**Listed entries:**
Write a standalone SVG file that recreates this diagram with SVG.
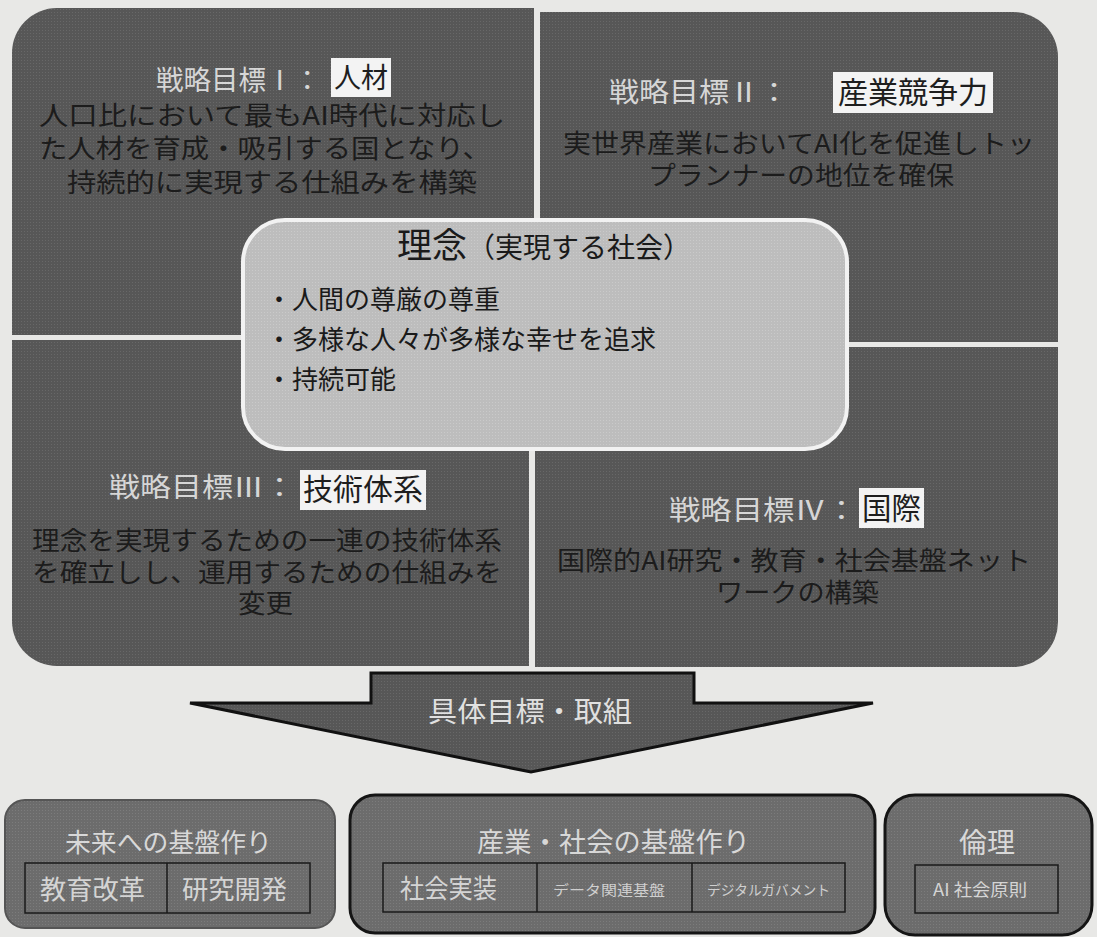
<svg xmlns="http://www.w3.org/2000/svg" width="1097" height="937" viewBox="0 0 1097 937">
<defs>
<pattern id="scr" width="3" height="3" patternUnits="userSpaceOnUse">
<rect width="3" height="3" fill="#575757"/>
<rect width="1" height="1" fill="#686868"/>
</pattern>
<pattern id="scrL" width="3" height="3" patternUnits="userSpaceOnUse">
<rect width="3" height="3" fill="#bdbdbd"/>
<rect width="1" height="1" fill="#cacaca"/>
</pattern>
<pattern id="scrB" width="3" height="3" patternUnits="userSpaceOnUse">
<rect width="3" height="3" fill="#6c6c6c"/>
<rect width="1" height="1" fill="#7c7c7c"/>
</pattern>
<style>
text{font-family:"Noto Sans CJK JP","Noto Sans",sans-serif;}
.quad{fill:url(#scr);}
.ttl{fill:#d6d6d6;font-size:27px;}
.hl{fill:#f3f3f3;}
.hlt{fill:#1e1e1e;font-size:30px;}
.body{fill:#1c1c1c;font-size:26px;}
.bul{fill:#1a1a1a;font-size:26px;}
.bbox{fill:url(#scrB);stroke:#151515;stroke-width:3;}
.btl{fill:#d8d8d8;font-size:26px;}
.cell{fill:none;stroke:#1a1a1a;stroke-width:1.5;}
.ct{fill:#d4d4d4;font-size:26px;}
.cs{fill:#cfcfcf;font-size:14px;}
</style>
</defs>
<rect x="0" y="0" width="1097" height="937" fill="#e8e8e6"/>

<g id="goal1">
<path class="quad" d="M12,53 A45,45 0 0 1 57,8 L534,8 L534,335 L12,335 Z"/>
<text class="ttl" x="156" y="90" textLength="165" lengthAdjust="spacingAndGlyphs">戦略目標Ⅰ：</text>
<rect class="hl" x="331" y="58" width="60" height="39"/>
<text class="hlt" x="334" y="88" style="font-size:28px" textLength="54" lengthAdjust="spacingAndGlyphs">人材</text>
<text class="body" x="39" y="125" textLength="466" lengthAdjust="spacingAndGlyphs">人口比において最もAI時代に対応し</text>
<text class="body" x="39" y="158" textLength="452" lengthAdjust="spacingAndGlyphs">た人材を育成・吸引する国となり、</text>
<text class="body" x="67" y="192" textLength="410" lengthAdjust="spacingAndGlyphs">持続的に実現する仕組みを構築</text>
</g>

<g id="goal2">
<path class="quad" d="M540,12 L1013,12 A45,45 0 0 1 1058,57 L1058,342 L540,342 Z"/>
<text class="ttl" x="609" y="102" textLength="180" lengthAdjust="spacingAndGlyphs">戦略目標Ⅱ：</text>
<rect class="hl" x="833" y="72" width="160" height="41"/>
<text class="hlt" x="838" y="103" textLength="150" lengthAdjust="spacingAndGlyphs">産業競争力</text>
<text class="body" x="563" y="153" textLength="472" lengthAdjust="spacingAndGlyphs">実世界産業においてAI化を促進しトッ</text>
<text class="body" x="648" y="185" textLength="306" lengthAdjust="spacingAndGlyphs">プランナーの地位を確保</text>
</g>

<g id="goal3">
<path class="quad" d="M12,340 L529,340 L529,666 L57,666 A45,45 0 0 1 12,621 Z"/>
<text class="ttl" x="109" y="497" textLength="186" lengthAdjust="spacingAndGlyphs">戦略目標Ⅲ：</text>
<rect class="hl" x="300" y="470" width="126" height="40"/>
<text class="hlt" x="303" y="500" textLength="120" lengthAdjust="spacingAndGlyphs">技術体系</text>
<text class="body" x="32" y="550" textLength="470" lengthAdjust="spacingAndGlyphs">理念を実現するための一連の技術体系</text>
<text class="body" x="32" y="582" textLength="470" lengthAdjust="spacingAndGlyphs">を確立しし、運用するための仕組みを</text>
<text class="body" x="238" y="613" textLength="55" lengthAdjust="spacingAndGlyphs">変更</text>
</g>

<g id="goal4">
<path class="quad" d="M535,347 L1058,347 L1058,622 A45,45 0 0 1 1013,667 L535,667 Z"/>
<text class="ttl" x="669" y="520" textLength="188" lengthAdjust="spacingAndGlyphs">戦略目標Ⅳ：</text>
<rect class="hl" x="859" y="488" width="65" height="40"/>
<text class="hlt" x="862" y="519" textLength="59" lengthAdjust="spacingAndGlyphs">国際</text>
<text class="body" x="557" y="570" textLength="474" lengthAdjust="spacingAndGlyphs">国際的AI研究・教育・社会基盤ネット</text>
<text class="body" x="716" y="602" textLength="163" lengthAdjust="spacingAndGlyphs">ワークの構築</text>
</g>

<g id="philosophy">
<rect x="243" y="220" width="604" height="229" rx="42" ry="42" fill="url(#scrL)" stroke="#f2f2f2" stroke-width="4"/>
<text x="397" y="258" fill="#1a1a1a" style="font-size:35px">理念<tspan style="font-size:28px">（実現する社会）</tspan></text>
<text class="bul" x="266" y="309">・人間の尊厳の尊重</text>
<text class="bul" x="266" y="349">・多様な人々が多様な幸せを追求</text>
<text class="bul" x="266" y="389">・持続可能</text>
</g>

<g id="connectors">
<polygon points="371,673 694,673 694,703 873,703 531,772 190,703 371,703" fill="url(#scr)" stroke="#111" stroke-width="3" stroke-linejoin="miter"/>
<text x="428" y="722" fill="#e0e0e0" style="font-size:28px" textLength="204" lengthAdjust="spacingAndGlyphs">具体目標・取組</text>
</g>

<g id="future">
<rect x="5" y="800" width="330" height="128" rx="20" ry="20" fill="url(#scrB)" stroke="#555" stroke-width="2"/>
<text class="btl" x="65" y="852" textLength="207" lengthAdjust="spacingAndGlyphs">未来への基盤作り</text>
<rect class="cell" x="25" y="863" width="285" height="50"/>
<line class="cell" x1="167" y1="863" x2="167" y2="913"/>
<text class="ct" x="40" y="899" textLength="105" lengthAdjust="spacingAndGlyphs">教育改革</text>
<text class="ct" x="182" y="899" textLength="105" lengthAdjust="spacingAndGlyphs">研究開発</text>
</g>

<g id="industry">
<rect class="bbox" x="350" y="795" width="525" height="138" rx="25" ry="25"/>
<text class="btl" x="477" y="852" style="font-size:27px" textLength="273" lengthAdjust="spacingAndGlyphs">産業・社会の基盤作り</text>
<rect class="cell" x="383" y="863" width="462" height="49"/>
<line class="cell" x1="537" y1="863" x2="537" y2="912"/>
<line class="cell" x1="692" y1="863" x2="692" y2="912"/>
<text class="ct" x="400" y="898" textLength="97" lengthAdjust="spacingAndGlyphs">社会実装</text>
<text class="cs" x="553" y="895" textLength="112" lengthAdjust="spacingAndGlyphs">データ関連基盤</text>
<text class="cs" x="707" y="895" textLength="123" lengthAdjust="spacingAndGlyphs">デジタルガバメント</text>
</g>

<g id="ethics">
<rect class="bbox" x="885" y="795" width="207" height="140" rx="30" ry="30"/>
<text class="btl" x="959" y="853" style="font-size:28px" textLength="56" lengthAdjust="spacingAndGlyphs">倫理</text>
<rect class="cell" x="915" y="865" width="143" height="48"/>
<text class="ct" x="933" y="896" style="font-size:17px" textLength="94" lengthAdjust="spacingAndGlyphs">AI 社会原則</text>
</g>
</svg>
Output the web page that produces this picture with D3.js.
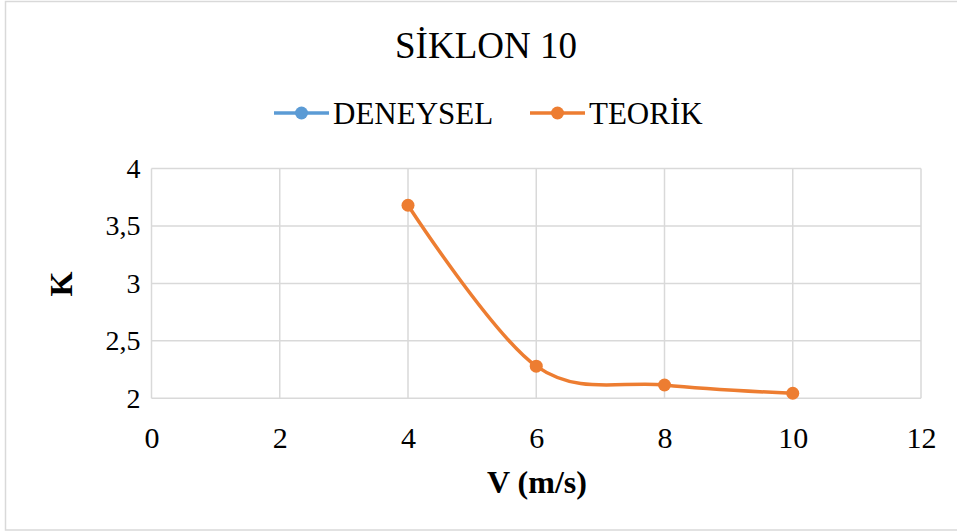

**Exercise goal:** Working from the lines above, reproduce the material exactly and exclude its pictures.

**Reply to the exercise:**
Write a standalone SVG file that recreates this diagram with SVG.
<svg xmlns="http://www.w3.org/2000/svg" width="1097" height="937" viewBox="0 0 1097 937">
<defs>
<pattern id="scr" width="3" height="3" patternUnits="userSpaceOnUse">
<rect width="3" height="3" fill="#575757"/>
<rect width="1" height="1" fill="#686868"/>
</pattern>
<pattern id="scrL" width="3" height="3" patternUnits="userSpaceOnUse">
<rect width="3" height="3" fill="#bdbdbd"/>
<rect width="1" height="1" fill="#cacaca"/>
</pattern>
<pattern id="scrB" width="3" height="3" patternUnits="userSpaceOnUse">
<rect width="3" height="3" fill="#6c6c6c"/>
<rect width="1" height="1" fill="#7c7c7c"/>
</pattern>
<style>
text{font-family:"Noto Sans CJK JP","Noto Sans",sans-serif;}
.quad{fill:url(#scr);}
.ttl{fill:#d6d6d6;font-size:27px;}
.hl{fill:#f3f3f3;}
.hlt{fill:#1e1e1e;font-size:30px;}
.body{fill:#1c1c1c;font-size:26px;}
.bul{fill:#1a1a1a;font-size:26px;}
.bbox{fill:url(#scrB);stroke:#151515;stroke-width:3;}
.btl{fill:#d8d8d8;font-size:26px;}
.cell{fill:none;stroke:#1a1a1a;stroke-width:1.5;}
.ct{fill:#d4d4d4;font-size:26px;}
.cs{fill:#cfcfcf;font-size:14px;}
</style>
</defs>
<rect x="0" y="0" width="1097" height="937" fill="#e8e8e6"/>

<g id="goal1">
<path class="quad" d="M12,53 A45,45 0 0 1 57,8 L534,8 L534,335 L12,335 Z"/>
<text class="ttl" x="156" y="90" textLength="165" lengthAdjust="spacingAndGlyphs">戦略目標Ⅰ：</text>
<rect class="hl" x="331" y="58" width="60" height="39"/>
<text class="hlt" x="334" y="88" style="font-size:28px" textLength="54" lengthAdjust="spacingAndGlyphs">人材</text>
<text class="body" x="39" y="125" textLength="466" lengthAdjust="spacingAndGlyphs">人口比において最もAI時代に対応し</text>
<text class="body" x="39" y="158" textLength="452" lengthAdjust="spacingAndGlyphs">た人材を育成・吸引する国となり、</text>
<text class="body" x="67" y="192" textLength="410" lengthAdjust="spacingAndGlyphs">持続的に実現する仕組みを構築</text>
</g>

<g id="goal2">
<path class="quad" d="M540,12 L1013,12 A45,45 0 0 1 1058,57 L1058,342 L540,342 Z"/>
<text class="ttl" x="609" y="102" textLength="180" lengthAdjust="spacingAndGlyphs">戦略目標Ⅱ：</text>
<rect class="hl" x="833" y="72" width="160" height="41"/>
<text class="hlt" x="838" y="103" textLength="150" lengthAdjust="spacingAndGlyphs">産業競争力</text>
<text class="body" x="563" y="153" textLength="472" lengthAdjust="spacingAndGlyphs">実世界産業においてAI化を促進しトッ</text>
<text class="body" x="648" y="185" textLength="306" lengthAdjust="spacingAndGlyphs">プランナーの地位を確保</text>
</g>

<g id="goal3">
<path class="quad" d="M12,340 L529,340 L529,666 L57,666 A45,45 0 0 1 12,621 Z"/>
<text class="ttl" x="109" y="497" textLength="186" lengthAdjust="spacingAndGlyphs">戦略目標Ⅲ：</text>
<rect class="hl" x="300" y="470" width="126" height="40"/>
<text class="hlt" x="303" y="500" textLength="120" lengthAdjust="spacingAndGlyphs">技術体系</text>
<text class="body" x="32" y="550" textLength="470" lengthAdjust="spacingAndGlyphs">理念を実現するための一連の技術体系</text>
<text class="body" x="32" y="582" textLength="470" lengthAdjust="spacingAndGlyphs">を確立しし、運用するための仕組みを</text>
<text class="body" x="238" y="613" textLength="55" lengthAdjust="spacingAndGlyphs">変更</text>
</g>

<g id="goal4">
<path class="quad" d="M535,347 L1058,347 L1058,622 A45,45 0 0 1 1013,667 L535,667 Z"/>
<text class="ttl" x="669" y="520" textLength="188" lengthAdjust="spacingAndGlyphs">戦略目標Ⅳ：</text>
<rect class="hl" x="859" y="488" width="65" height="40"/>
<text class="hlt" x="862" y="519" textLength="59" lengthAdjust="spacingAndGlyphs">国際</text>
<text class="body" x="557" y="570" textLength="474" lengthAdjust="spacingAndGlyphs">国際的AI研究・教育・社会基盤ネット</text>
<text class="body" x="716" y="602" textLength="163" lengthAdjust="spacingAndGlyphs">ワークの構築</text>
</g>

<g id="philosophy">
<rect x="243" y="220" width="604" height="229" rx="42" ry="42" fill="url(#scrL)" stroke="#f2f2f2" stroke-width="4"/>
<text x="397" y="258" fill="#1a1a1a" style="font-size:35px">理念<tspan style="font-size:28px">（実現する社会）</tspan></text>
<text class="bul" x="266" y="309">・人間の尊厳の尊重</text>
<text class="bul" x="266" y="349">・多様な人々が多様な幸せを追求</text>
<text class="bul" x="266" y="389">・持続可能</text>
</g>

<g id="connectors">
<polygon points="371,673 694,673 694,703 873,703 531,772 190,703 371,703" fill="url(#scr)" stroke="#111" stroke-width="3" stroke-linejoin="miter"/>
<text x="428" y="722" fill="#e0e0e0" style="font-size:28px" textLength="204" lengthAdjust="spacingAndGlyphs">具体目標・取組</text>
</g>

<g id="future">
<rect x="5" y="800" width="330" height="128" rx="20" ry="20" fill="url(#scrB)" stroke="#555" stroke-width="2"/>
<text class="btl" x="65" y="852" textLength="207" lengthAdjust="spacingAndGlyphs">未来への基盤作り</text>
<rect class="cell" x="25" y="863" width="285" height="50"/>
<line class="cell" x1="167" y1="863" x2="167" y2="913"/>
<text class="ct" x="40" y="899" textLength="105" lengthAdjust="spacingAndGlyphs">教育改革</text>
<text class="ct" x="182" y="899" textLength="105" lengthAdjust="spacingAndGlyphs">研究開発</text>
</g>

<g id="industry">
<rect class="bbox" x="350" y="795" width="525" height="138" rx="25" ry="25"/>
<text class="btl" x="477" y="852" style="font-size:27px" textLength="273" lengthAdjust="spacingAndGlyphs">産業・社会の基盤作り</text>
<rect class="cell" x="383" y="863" width="462" height="49"/>
<line class="cell" x1="537" y1="863" x2="537" y2="912"/>
<line class="cell" x1="692" y1="863" x2="692" y2="912"/>
<text class="ct" x="400" y="898" textLength="97" lengthAdjust="spacingAndGlyphs">社会実装</text>
<text class="cs" x="553" y="895" textLength="112" lengthAdjust="spacingAndGlyphs">データ関連基盤</text>
<text class="cs" x="707" y="895" textLength="123" lengthAdjust="spacingAndGlyphs">デジタルガバメント</text>
</g>

<g id="ethics">
<rect class="bbox" x="885" y="795" width="207" height="140" rx="30" ry="30"/>
<text class="btl" x="959" y="853" style="font-size:28px" textLength="56" lengthAdjust="spacingAndGlyphs">倫理</text>
<rect class="cell" x="915" y="865" width="143" height="48"/>
<text class="ct" x="933" y="896" style="font-size:17px" textLength="94" lengthAdjust="spacingAndGlyphs">AI 社会原則</text>
</g>
</svg>
Output the web page that produces this picture with D3.js.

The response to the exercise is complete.